** Start Exercise inputs **

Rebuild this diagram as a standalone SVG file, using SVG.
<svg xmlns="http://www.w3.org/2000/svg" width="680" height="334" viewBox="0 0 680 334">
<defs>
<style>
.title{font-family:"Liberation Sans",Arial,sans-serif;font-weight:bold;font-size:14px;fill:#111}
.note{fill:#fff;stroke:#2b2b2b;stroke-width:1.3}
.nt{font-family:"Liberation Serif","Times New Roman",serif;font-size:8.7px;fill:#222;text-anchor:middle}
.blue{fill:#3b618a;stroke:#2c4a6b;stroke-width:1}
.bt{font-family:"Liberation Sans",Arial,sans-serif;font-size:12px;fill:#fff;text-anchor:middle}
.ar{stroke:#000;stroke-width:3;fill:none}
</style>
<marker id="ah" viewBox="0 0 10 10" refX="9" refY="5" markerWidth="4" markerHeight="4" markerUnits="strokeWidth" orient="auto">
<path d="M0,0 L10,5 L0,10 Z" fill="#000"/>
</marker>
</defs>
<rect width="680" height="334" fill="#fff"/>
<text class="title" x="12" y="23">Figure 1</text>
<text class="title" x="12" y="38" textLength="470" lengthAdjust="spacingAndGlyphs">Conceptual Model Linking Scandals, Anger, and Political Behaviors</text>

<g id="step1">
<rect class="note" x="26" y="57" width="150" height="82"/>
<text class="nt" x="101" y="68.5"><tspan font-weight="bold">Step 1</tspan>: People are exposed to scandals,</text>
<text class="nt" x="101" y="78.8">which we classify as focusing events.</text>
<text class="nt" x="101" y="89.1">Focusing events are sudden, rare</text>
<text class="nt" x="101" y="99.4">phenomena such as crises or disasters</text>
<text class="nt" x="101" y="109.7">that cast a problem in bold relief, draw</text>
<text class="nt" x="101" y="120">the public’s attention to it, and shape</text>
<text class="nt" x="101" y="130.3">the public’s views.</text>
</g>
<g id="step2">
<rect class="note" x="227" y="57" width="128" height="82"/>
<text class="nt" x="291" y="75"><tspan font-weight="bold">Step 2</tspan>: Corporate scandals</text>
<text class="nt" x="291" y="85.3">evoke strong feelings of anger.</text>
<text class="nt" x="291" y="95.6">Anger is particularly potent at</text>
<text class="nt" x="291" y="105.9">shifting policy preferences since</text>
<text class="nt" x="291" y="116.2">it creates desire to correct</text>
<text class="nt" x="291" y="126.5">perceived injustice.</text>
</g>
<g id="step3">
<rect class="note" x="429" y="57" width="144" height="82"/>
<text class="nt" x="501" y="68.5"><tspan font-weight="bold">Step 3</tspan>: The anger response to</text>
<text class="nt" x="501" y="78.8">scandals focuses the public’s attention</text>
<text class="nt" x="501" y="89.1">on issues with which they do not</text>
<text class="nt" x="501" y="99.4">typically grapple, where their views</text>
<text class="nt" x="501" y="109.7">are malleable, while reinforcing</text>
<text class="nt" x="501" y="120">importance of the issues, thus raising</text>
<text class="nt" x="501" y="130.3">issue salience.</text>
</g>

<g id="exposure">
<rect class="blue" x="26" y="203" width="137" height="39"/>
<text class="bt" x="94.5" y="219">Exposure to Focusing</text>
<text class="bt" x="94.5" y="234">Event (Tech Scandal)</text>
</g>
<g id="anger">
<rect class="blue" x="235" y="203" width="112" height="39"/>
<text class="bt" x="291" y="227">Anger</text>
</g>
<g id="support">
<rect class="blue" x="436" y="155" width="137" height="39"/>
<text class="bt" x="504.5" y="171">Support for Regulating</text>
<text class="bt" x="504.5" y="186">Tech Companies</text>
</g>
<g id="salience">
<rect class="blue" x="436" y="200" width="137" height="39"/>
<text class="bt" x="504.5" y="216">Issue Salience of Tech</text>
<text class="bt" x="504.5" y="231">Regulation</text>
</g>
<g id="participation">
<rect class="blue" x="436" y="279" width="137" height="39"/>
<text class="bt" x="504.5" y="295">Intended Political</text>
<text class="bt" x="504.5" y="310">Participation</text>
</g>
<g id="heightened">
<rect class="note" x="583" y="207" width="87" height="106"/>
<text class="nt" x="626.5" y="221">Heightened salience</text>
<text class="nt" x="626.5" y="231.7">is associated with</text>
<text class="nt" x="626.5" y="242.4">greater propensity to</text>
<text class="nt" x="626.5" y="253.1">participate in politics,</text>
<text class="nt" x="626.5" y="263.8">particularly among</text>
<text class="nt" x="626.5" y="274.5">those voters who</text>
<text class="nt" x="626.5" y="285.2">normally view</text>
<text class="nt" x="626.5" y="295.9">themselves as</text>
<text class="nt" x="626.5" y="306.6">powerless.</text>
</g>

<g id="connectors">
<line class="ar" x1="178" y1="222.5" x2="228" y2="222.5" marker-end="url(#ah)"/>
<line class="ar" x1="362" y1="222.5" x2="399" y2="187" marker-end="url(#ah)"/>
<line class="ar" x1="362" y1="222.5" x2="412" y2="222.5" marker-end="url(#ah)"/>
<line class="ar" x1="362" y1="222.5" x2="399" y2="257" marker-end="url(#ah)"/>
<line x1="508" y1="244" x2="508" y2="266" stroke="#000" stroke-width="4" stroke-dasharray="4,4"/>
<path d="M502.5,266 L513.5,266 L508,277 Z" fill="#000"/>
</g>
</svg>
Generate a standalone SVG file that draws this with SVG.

** End Exercise inputs **

## [What you should do]
Reproduce all the records precisely.

## [Final result]
Rebuild this diagram as a standalone SVG file, using SVG.
<svg xmlns="http://www.w3.org/2000/svg" width="680" height="334" viewBox="0 0 680 334">
<defs>
<style>
.title{font-family:"Liberation Sans",Arial,sans-serif;font-weight:bold;font-size:14px;fill:#111}
.note{fill:#fff;stroke:#2b2b2b;stroke-width:1.3}
.nt{font-family:"Liberation Serif","Times New Roman",serif;font-size:8.7px;fill:#222;text-anchor:middle}
.blue{fill:#3b618a;stroke:#2c4a6b;stroke-width:1}
.bt{font-family:"Liberation Sans",Arial,sans-serif;font-size:12px;fill:#fff;text-anchor:middle}
.ar{stroke:#000;stroke-width:3;fill:none}
</style>
<marker id="ah" viewBox="0 0 10 10" refX="9" refY="5" markerWidth="4" markerHeight="4" markerUnits="strokeWidth" orient="auto">
<path d="M0,0 L10,5 L0,10 Z" fill="#000"/>
</marker>
</defs>
<rect width="680" height="334" fill="#fff"/>
<text class="title" x="12" y="23">Figure 1</text>
<text class="title" x="12" y="38" textLength="470" lengthAdjust="spacingAndGlyphs">Conceptual Model Linking Scandals, Anger, and Political Behaviors</text>

<g id="step1">
<rect class="note" x="26" y="57" width="150" height="82"/>
<text class="nt" x="101" y="68.5"><tspan font-weight="bold">Step 1</tspan>: People are exposed to scandals,</text>
<text class="nt" x="101" y="78.8">which we classify as focusing events.</text>
<text class="nt" x="101" y="89.1">Focusing events are sudden, rare</text>
<text class="nt" x="101" y="99.4">phenomena such as crises or disasters</text>
<text class="nt" x="101" y="109.7">that cast a problem in bold relief, draw</text>
<text class="nt" x="101" y="120">the public’s attention to it, and shape</text>
<text class="nt" x="101" y="130.3">the public’s views.</text>
</g>
<g id="step2">
<rect class="note" x="227" y="57" width="128" height="82"/>
<text class="nt" x="291" y="75"><tspan font-weight="bold">Step 2</tspan>: Corporate scandals</text>
<text class="nt" x="291" y="85.3">evoke strong feelings of anger.</text>
<text class="nt" x="291" y="95.6">Anger is particularly potent at</text>
<text class="nt" x="291" y="105.9">shifting policy preferences since</text>
<text class="nt" x="291" y="116.2">it creates desire to correct</text>
<text class="nt" x="291" y="126.5">perceived injustice.</text>
</g>
<g id="step3">
<rect class="note" x="429" y="57" width="144" height="82"/>
<text class="nt" x="501" y="68.5"><tspan font-weight="bold">Step 3</tspan>: The anger response to</text>
<text class="nt" x="501" y="78.8">scandals focuses the public’s attention</text>
<text class="nt" x="501" y="89.1">on issues with which they do not</text>
<text class="nt" x="501" y="99.4">typically grapple, where their views</text>
<text class="nt" x="501" y="109.7">are malleable, while reinforcing</text>
<text class="nt" x="501" y="120">importance of the issues, thus raising</text>
<text class="nt" x="501" y="130.3">issue salience.</text>
</g>

<g id="exposure">
<rect class="blue" x="26" y="203" width="137" height="39"/>
<text class="bt" x="94.5" y="219">Exposure to Focusing</text>
<text class="bt" x="94.5" y="234">Event (Tech Scandal)</text>
</g>
<g id="anger">
<rect class="blue" x="235" y="203" width="112" height="39"/>
<text class="bt" x="291" y="227">Anger</text>
</g>
<g id="support">
<rect class="blue" x="436" y="155" width="137" height="39"/>
<text class="bt" x="504.5" y="171">Support for Regulating</text>
<text class="bt" x="504.5" y="186">Tech Companies</text>
</g>
<g id="salience">
<rect class="blue" x="436" y="200" width="137" height="39"/>
<text class="bt" x="504.5" y="216">Issue Salience of Tech</text>
<text class="bt" x="504.5" y="231">Regulation</text>
</g>
<g id="participation">
<rect class="blue" x="436" y="279" width="137" height="39"/>
<text class="bt" x="504.5" y="295">Intended Political</text>
<text class="bt" x="504.5" y="310">Participation</text>
</g>
<g id="heightened">
<rect class="note" x="583" y="207" width="87" height="106"/>
<text class="nt" x="626.5" y="221">Heightened salience</text>
<text class="nt" x="626.5" y="231.7">is associated with</text>
<text class="nt" x="626.5" y="242.4">greater propensity to</text>
<text class="nt" x="626.5" y="253.1">participate in politics,</text>
<text class="nt" x="626.5" y="263.8">particularly among</text>
<text class="nt" x="626.5" y="274.5">those voters who</text>
<text class="nt" x="626.5" y="285.2">normally view</text>
<text class="nt" x="626.5" y="295.9">themselves as</text>
<text class="nt" x="626.5" y="306.6">powerless.</text>
</g>

<g id="connectors">
<line class="ar" x1="178" y1="222.5" x2="228" y2="222.5" marker-end="url(#ah)"/>
<line class="ar" x1="362" y1="222.5" x2="399" y2="187" marker-end="url(#ah)"/>
<line class="ar" x1="362" y1="222.5" x2="412" y2="222.5" marker-end="url(#ah)"/>
<line class="ar" x1="362" y1="222.5" x2="399" y2="257" marker-end="url(#ah)"/>
<line x1="508" y1="244" x2="508" y2="266" stroke="#000" stroke-width="4" stroke-dasharray="4,4"/>
<path d="M502.5,266 L513.5,266 L508,277 Z" fill="#000"/>
</g>
</svg>
Generate a standalone SVG file that draws this with SVG.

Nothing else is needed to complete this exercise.